Dzień 1
Muszę się wrócić do Vientiane po wizę do Tajlandii. Problem w tym, że chce spędzić w tam jak najmniej czasu, ambasadę zamykają o 12, pierwszy normalny autobus jedzie o 9 rano, a czas podróży to ok. 4h. Jest jednak opcja - pobudka o 5tej, żeby zdążyć na pierwszy lokalny autobus. Wiedziałem, że może być nie za szybko, ale powinno być ok. Tak więc po 5 godzinach zatrzymywania się co chwilę żeby lokalni mogli wsiąść i wrzucić parę worków ryżu na pokład dojeżdżam. Zatrzymujemy się w centrum, więc nie muszę brać tuk-tuka do hotelu.
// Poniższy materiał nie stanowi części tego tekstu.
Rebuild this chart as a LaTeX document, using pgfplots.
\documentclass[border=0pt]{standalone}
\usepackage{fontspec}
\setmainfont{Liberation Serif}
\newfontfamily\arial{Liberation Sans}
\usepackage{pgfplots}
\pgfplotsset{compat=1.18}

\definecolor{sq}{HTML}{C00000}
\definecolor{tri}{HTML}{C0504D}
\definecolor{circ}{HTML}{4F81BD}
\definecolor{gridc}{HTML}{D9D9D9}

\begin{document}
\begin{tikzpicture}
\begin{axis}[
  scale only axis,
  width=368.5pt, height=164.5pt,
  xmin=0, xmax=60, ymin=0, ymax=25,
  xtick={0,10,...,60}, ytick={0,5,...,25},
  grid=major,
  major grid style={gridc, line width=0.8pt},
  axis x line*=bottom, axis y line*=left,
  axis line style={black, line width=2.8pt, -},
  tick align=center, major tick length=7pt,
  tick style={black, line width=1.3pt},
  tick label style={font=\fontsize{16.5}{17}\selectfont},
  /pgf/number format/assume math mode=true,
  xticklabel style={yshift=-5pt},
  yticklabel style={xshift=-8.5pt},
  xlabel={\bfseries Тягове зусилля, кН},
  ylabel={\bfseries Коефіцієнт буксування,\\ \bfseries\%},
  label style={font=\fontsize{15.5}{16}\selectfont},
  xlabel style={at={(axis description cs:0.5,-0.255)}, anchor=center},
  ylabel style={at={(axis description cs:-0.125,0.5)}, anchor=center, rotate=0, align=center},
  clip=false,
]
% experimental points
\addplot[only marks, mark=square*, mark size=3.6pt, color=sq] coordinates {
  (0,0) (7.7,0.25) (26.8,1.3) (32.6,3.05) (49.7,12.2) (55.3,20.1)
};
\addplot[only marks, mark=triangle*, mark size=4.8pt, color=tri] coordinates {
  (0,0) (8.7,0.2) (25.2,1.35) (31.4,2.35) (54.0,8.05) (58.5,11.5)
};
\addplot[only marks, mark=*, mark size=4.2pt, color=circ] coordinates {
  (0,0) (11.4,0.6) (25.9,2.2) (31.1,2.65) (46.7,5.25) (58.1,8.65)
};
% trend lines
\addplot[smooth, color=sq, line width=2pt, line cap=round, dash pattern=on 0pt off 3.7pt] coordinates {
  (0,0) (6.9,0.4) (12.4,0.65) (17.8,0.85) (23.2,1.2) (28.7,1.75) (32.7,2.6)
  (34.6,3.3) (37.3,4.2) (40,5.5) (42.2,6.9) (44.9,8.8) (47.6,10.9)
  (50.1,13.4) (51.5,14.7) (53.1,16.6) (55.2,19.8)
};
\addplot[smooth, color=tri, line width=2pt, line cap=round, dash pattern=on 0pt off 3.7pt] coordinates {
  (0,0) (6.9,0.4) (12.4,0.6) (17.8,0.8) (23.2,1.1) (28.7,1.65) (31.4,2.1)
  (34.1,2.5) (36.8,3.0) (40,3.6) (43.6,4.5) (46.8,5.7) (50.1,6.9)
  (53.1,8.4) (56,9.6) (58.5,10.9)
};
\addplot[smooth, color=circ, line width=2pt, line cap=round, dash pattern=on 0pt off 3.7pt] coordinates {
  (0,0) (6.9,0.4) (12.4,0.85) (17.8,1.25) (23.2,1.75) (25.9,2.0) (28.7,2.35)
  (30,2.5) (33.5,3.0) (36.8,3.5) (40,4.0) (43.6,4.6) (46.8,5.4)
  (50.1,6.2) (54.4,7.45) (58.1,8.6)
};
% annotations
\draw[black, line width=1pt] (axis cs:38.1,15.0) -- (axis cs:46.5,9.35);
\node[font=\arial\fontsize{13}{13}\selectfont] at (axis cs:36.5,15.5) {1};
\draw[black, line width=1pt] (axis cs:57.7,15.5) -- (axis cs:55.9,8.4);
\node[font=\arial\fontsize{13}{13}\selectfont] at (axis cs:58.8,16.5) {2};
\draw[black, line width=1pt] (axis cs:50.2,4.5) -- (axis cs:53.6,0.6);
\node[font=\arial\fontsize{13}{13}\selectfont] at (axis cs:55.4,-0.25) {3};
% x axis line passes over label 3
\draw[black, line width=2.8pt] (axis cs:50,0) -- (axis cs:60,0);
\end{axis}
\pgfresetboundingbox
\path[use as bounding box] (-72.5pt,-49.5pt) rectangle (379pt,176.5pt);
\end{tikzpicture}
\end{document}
Zrzucam rzeczy, przebieram się, biorę rower i jazda do ambasady. Po 3 godzinach sprawa załatwiona. W hotelu pół godziny po moim powrocie dojeżdżają australijczycy. Dobrze, że im zabukowałem pokoje, bo okazuje się, że wszystko zajęte kiedy pytają w recepcji nie mówiąc kim są. Idziemy coś zjeść i pokręcić się po mieście. Muszę się ostro skupić żeby zrozumieć co mówią, brzmi to dla mnie jak bełkot. Chyba po irlandzkim najcięższy dla mnie akcent.
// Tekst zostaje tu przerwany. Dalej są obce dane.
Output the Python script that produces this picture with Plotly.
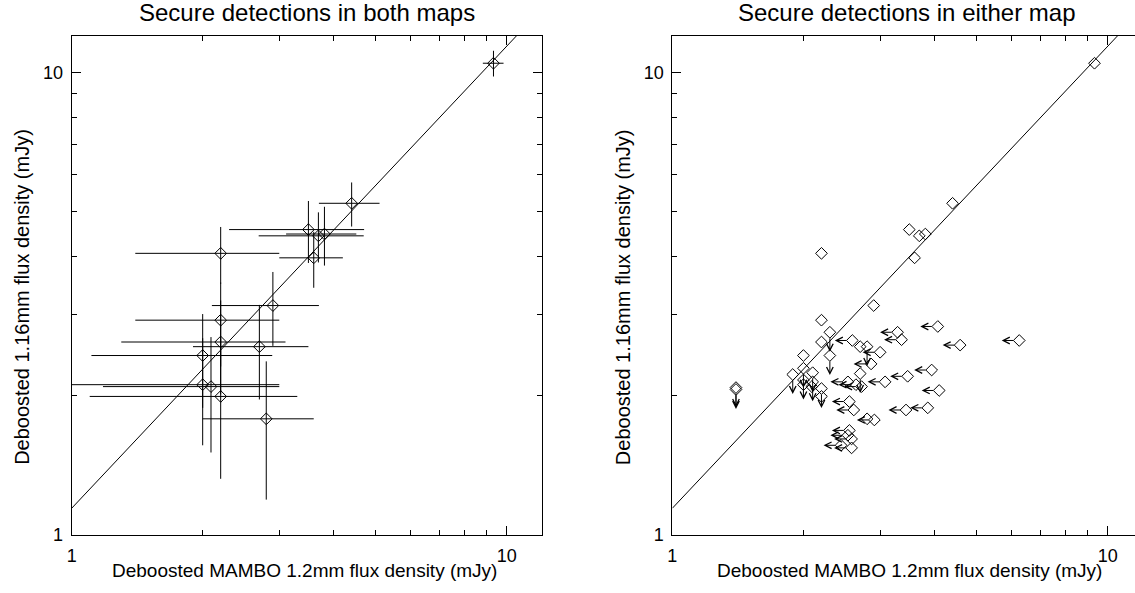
import numpy as np
import plotly.graph_objects as go

# ---------------- data ----------------
# secure detections in both maps (MAMBO 1.2mm vs 1.16mm), mJy
det_x = [9.32, 4.40, 3.50, 3.69, 3.81, 3.60, 2.20, 2.90, 2.20, 2.20, 2.70, 2.00, 2.00, 2.09, 2.20, 2.80]
det_xerr = [0.51, 0.70, 1.20, 1.00, 0.70, 0.60, 0.80, 0.80, 0.80, 0.90, 0.80, 0.89, 1.00, 0.91, 1.10, 0.80]
det_y = [10.47, 5.21, 4.57, 4.43, 4.47, 3.97, 4.06, 3.13, 2.91, 2.61, 2.55, 2.44, 2.11, 2.09, 1.99, 1.78]
det_yerr = [0.67, 0.57, 0.70, 0.55, 0.65, 0.55, 0.57, 0.57, 0.60, 0.60, 0.59, 0.56, 0.55, 0.585, 0.67, 0.59]

# secure in 1.16mm map only: upper limit in MAMBO flux (left arrows)
xlim_x = [2.59, 3.29, 3.36, 4.07, 6.26, 4.58, 3.00, 2.86, 3.08, 3.47, 3.94, 4.10, 3.86,
          3.44, 2.91, 2.55, 2.61, 2.53, 2.64, 2.72, 2.55, 2.53, 2.58, 2.44, 2.58]
xlim_y = [2.63, 2.74, 2.64, 2.82, 2.63, 2.57, 2.48, 2.34, 2.14, 2.20, 2.27, 2.05, 1.88,
          1.86, 1.77, 1.94, 1.86, 2.14, 2.11, 2.09, 1.68, 1.64, 1.61, 1.56, 1.54]

# secure in MAMBO map only: upper limit in 1.16mm flux (down arrows)
ylim_x = [1.40, 1.40, 1.89, 2.00, 2.00, 2.10, 2.10, 2.20, 2.30, 2.30, 2.80, 2.70]
ylim_y = [2.06, 2.08, 2.22, 2.29, 2.16, 2.24, 2.14, 2.07, 2.74, 2.44, 2.55, 2.23]

# relation line
line_ratio = 1.14
line_x = [1.0, 13.0]

titles = ["Secure detections in both maps", "Secure detections in either map"]
xlabel = "Deboosted MAMBO 1.2mm flux density (mJy)"
ylabel = "Deboosted 1.16mm flux density (mJy)"
major_ticks = [1, 10]
minor_ticks = [2, 3, 4, 5, 6, 7, 8, 9]

# ---------------- figure ----------------
W, H = 1135, 593
FONT = "Liberation Sans, Arial, Helvetica, sans-serif"

left_dom = [67 / W, 539 / W]
right_dom = [670.3 / W, 1.0]
y_dom = [(H - 543.7) / H, (H - 36.7) / H]

fig = go.Figure()

line_y = [line_ratio * v for v in line_x]
marker = dict(symbol="diamond-open", size=9, color="black", line=dict(width=1, color="black"))

# left panel
fig.add_trace(go.Scatter(x=line_x, y=line_y, mode="lines", line=dict(color="black", width=1),
                         xaxis="x", yaxis="y", showlegend=False, hoverinfo="skip"))
fig.add_trace(go.Scatter(x=det_x, y=det_y, mode="markers", marker=marker,
                         error_x=dict(type="data", array=det_xerr, width=0, thickness=1, color="black"),
                         error_y=dict(type="data", array=det_yerr, width=0, thickness=1, color="black"),
                         xaxis="x", yaxis="y", showlegend=False))

# right panel
fig.add_trace(go.Scatter(x=line_x, y=line_y, mode="lines", line=dict(color="black", width=1),
                         xaxis="x2", yaxis="y2", showlegend=False, hoverinfo="skip"))
fig.add_trace(go.Scatter(x=det_x + xlim_x + ylim_x, y=det_y + xlim_y + ylim_y, mode="markers",
                         marker=marker, xaxis="x2", yaxis="y2", showlegend=False))

annotations = []
ARROW_H = 18
ARROW_V = 20
arrow_style = dict(showarrow=True, arrowside="start", startarrowhead=5, startarrowsize=1.3,
                   arrowwidth=1, arrowcolor="black", standoff=6, text="",
                   font=dict(size=1), borderpad=0)
for xv, yv in zip(xlim_x, xlim_y):
    annotations.append(dict(xref="x2", yref="y2", x=np.log10(xv), y=np.log10(yv),
                            ax=-ARROW_H, ay=0, **arrow_style))
for xv, yv in zip(ylim_x, ylim_y):
    annotations.append(dict(xref="x2", yref="y2", x=np.log10(xv), y=np.log10(yv),
                            ax=0, ay=ARROW_V, **arrow_style))

# titles and axis labels
TITLE_FS, LABEL_FS, YLABEL_FS, TICK_FS = 24, 19, 20, 18
annotations.append(dict(xref="paper", yref="paper", x=(67 + 539) / 2 / W, y=(H - 13) / H,
                        text=titles[0], showarrow=False, xanchor="center", yanchor="middle",
                        font=dict(size=TITLE_FS, family=FONT, color="black")))
annotations.append(dict(xref="paper", yref="paper", x=906 / W, y=(H - 13) / H,
                        text=titles[1], showarrow=False, xanchor="center", yanchor="middle",
                        font=dict(size=TITLE_FS, family=FONT, color="black")))
for cx in [301, 909]:
    annotations.append(dict(xref="paper", yref="paper", x=cx / W, y=(H - 580) / H,
                            text=xlabel, showarrow=False, xanchor="center", yanchor="middle",
                            font=dict(size=LABEL_FS, family=FONT, color="black")))
for cx in [17, 621]:
    annotations.append(dict(xref="paper", yref="paper", x=cx / W, y=(H - 302) / H,
                            text=ylabel, showarrow=False, xanchor="center", yanchor="middle",
                            textangle=-90, font=dict(size=YLABEL_FS, family=FONT, color="black")))


def log_axis(domain, rng, anchor, mirror):
    return dict(type="log", domain=domain, range=rng, anchor=anchor,
                showgrid=False, zeroline=False, showline=True, linecolor="black", linewidth=1,
                mirror=mirror, ticks="inside", ticklen=9, tickwidth=1, tickcolor="black",
                tickvals=major_ticks, ticktext=[str(v) for v in major_ticks],
                tickfont=dict(size=TICK_FS, family=FONT, color="black"),
                minor=dict(tickvals=minor_ticks, ticks="inside", ticklen=5, tickwidth=1,
                           tickcolor="black", showgrid=False))


xr = [0, 1.0801]
yr = [0, 1.0787]
xr2 = [0, (W - 670.3) / 437.4]

fig.update_layout(
    width=W, height=H, margin=dict(l=0, r=0, t=0, b=0),
    paper_bgcolor="white", plot_bgcolor="white",
    xaxis=log_axis(left_dom, xr, "y", "ticks"),
    yaxis=log_axis(y_dom, yr, "x", "ticks"),
    xaxis2=log_axis(right_dom, xr2, "y2", "ticks"),
    yaxis2=log_axis(y_dom, yr, "x2", False),
    annotations=annotations,
    showlegend=False,
    font=dict(family=FONT, color="black"),
)
fig.update_xaxes(ticklabelstandoff=5)
fig.update_yaxes(ticklabelstandoff=4)

page_fix = "document.body.style.margin='0';document.body.style.overflow='hidden';"
fig.write_html("out.html", config={"displayModeBar": False}, post_script=page_fix)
Wytłumaczyłem im sprawy wizowe do Tajlandii i okazuje się, że też bedą potrzebować, więc zamiast zwiedzać okolice będą musieli ogarnąć wizę.
Dzień 2
Rano oni jadą do ambasady. Ja wstaję o normalnej godzinie, jem śniadanie i wracają. Idę z nimi coś zjeść a raczej się napić bo nie byłem głodny. Potem rowerami jedziemy po moją wizę i pokazuję im wszystkie atrakcje, które zrobiłem parę dni temu.
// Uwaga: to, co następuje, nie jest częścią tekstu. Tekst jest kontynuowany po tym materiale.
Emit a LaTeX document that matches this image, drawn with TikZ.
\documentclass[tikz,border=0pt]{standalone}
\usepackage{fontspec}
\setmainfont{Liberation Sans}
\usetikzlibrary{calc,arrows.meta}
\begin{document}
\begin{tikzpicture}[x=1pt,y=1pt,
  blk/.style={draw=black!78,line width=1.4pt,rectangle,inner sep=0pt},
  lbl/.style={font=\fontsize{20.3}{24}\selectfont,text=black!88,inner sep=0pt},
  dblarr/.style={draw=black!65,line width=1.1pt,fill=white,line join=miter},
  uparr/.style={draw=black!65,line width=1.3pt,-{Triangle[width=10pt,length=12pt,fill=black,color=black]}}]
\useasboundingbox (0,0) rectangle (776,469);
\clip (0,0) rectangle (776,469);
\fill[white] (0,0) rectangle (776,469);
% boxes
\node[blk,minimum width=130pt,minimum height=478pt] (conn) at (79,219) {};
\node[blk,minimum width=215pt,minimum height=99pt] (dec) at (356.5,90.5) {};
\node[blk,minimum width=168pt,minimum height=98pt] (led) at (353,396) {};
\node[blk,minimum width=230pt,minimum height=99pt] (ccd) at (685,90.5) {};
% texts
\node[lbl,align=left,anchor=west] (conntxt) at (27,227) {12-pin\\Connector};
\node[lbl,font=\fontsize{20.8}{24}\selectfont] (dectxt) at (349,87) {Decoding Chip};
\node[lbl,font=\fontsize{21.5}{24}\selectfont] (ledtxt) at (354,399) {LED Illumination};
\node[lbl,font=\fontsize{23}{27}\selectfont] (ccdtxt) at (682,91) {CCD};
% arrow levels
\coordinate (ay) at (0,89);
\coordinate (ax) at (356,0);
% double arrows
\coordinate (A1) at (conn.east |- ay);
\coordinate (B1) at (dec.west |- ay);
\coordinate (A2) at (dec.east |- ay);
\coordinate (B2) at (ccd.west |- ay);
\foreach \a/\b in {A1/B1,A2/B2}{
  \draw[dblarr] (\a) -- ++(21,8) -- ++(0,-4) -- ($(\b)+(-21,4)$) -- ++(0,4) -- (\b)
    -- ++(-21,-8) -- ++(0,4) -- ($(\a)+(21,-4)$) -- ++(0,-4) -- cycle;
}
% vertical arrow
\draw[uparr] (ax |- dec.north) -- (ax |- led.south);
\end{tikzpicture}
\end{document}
Dalej wracam kupić bilet na autobus do Luang Prabang na wieczór. Szkoda mi się z nimi żegnać. Na koniec uczę ich grać w makao, ale koleś z busa pojawia się dość szybko i nie mamy okazji skończyć, więc pewnie nie zakumali zasad w 100%. Ogólnie nie spodziewałem się, że tak fajnie spędzę czas w Vientiane.